I like Nils' answer, which is probably the best. It's just long division, like we all learned in grade school, except the digits are base 2^32 instead of base 10.
However, you might also consider using Newton's approximation method for division:
x := x (N + N - N * D * x)
where N is the numerator and D is the demoninator.
This just uses multiplies and adds, which you already have, and it converges very quickly to about 1 ULP of precision. On the other hand, you won't be able to acheive the exact 0.5-ULP answer in all cases.
In any case, the tricky bit is detecting and handling the overflows.

Quick -n- dirty.
Do the A/B divide with double precision floating point.

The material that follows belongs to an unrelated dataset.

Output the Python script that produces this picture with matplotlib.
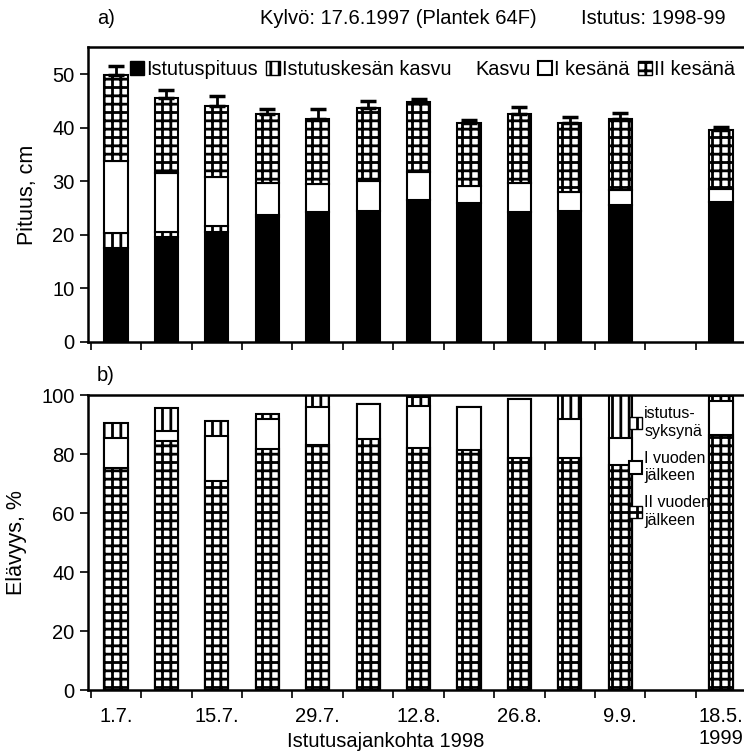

This gives you C~=A/B. It's only approximate because of floating point precision and 53 bits of mantissa.
Round off C to a representable number in your fixed point system.
Now compute (again with your fixed point) D=A-C*B. This should have significantly lower magnitude than A.
Repeat , now computing D/B with floating point. Again, round the answer to an integer. Add each division result together as you go. You can stop when your remainder is so small that your floating point divide returns 0 after rounding.
You're still not done. Now you're very close to the answer, but the divisions weren't exact.
To finalize, you'll have to do a binary search. Using the (very good) starting estimate, see if increasing it improves the error.. you basically want to bracket the proper answer and keep dividing the range in half with new tests.
Yes, you could do Newton iteration here, but binary search will likely be easier since you need only simple multiplies and adds using your existing 32.32 precision toolkit.
This is not the most efficient method, but it's by far the easiest to code.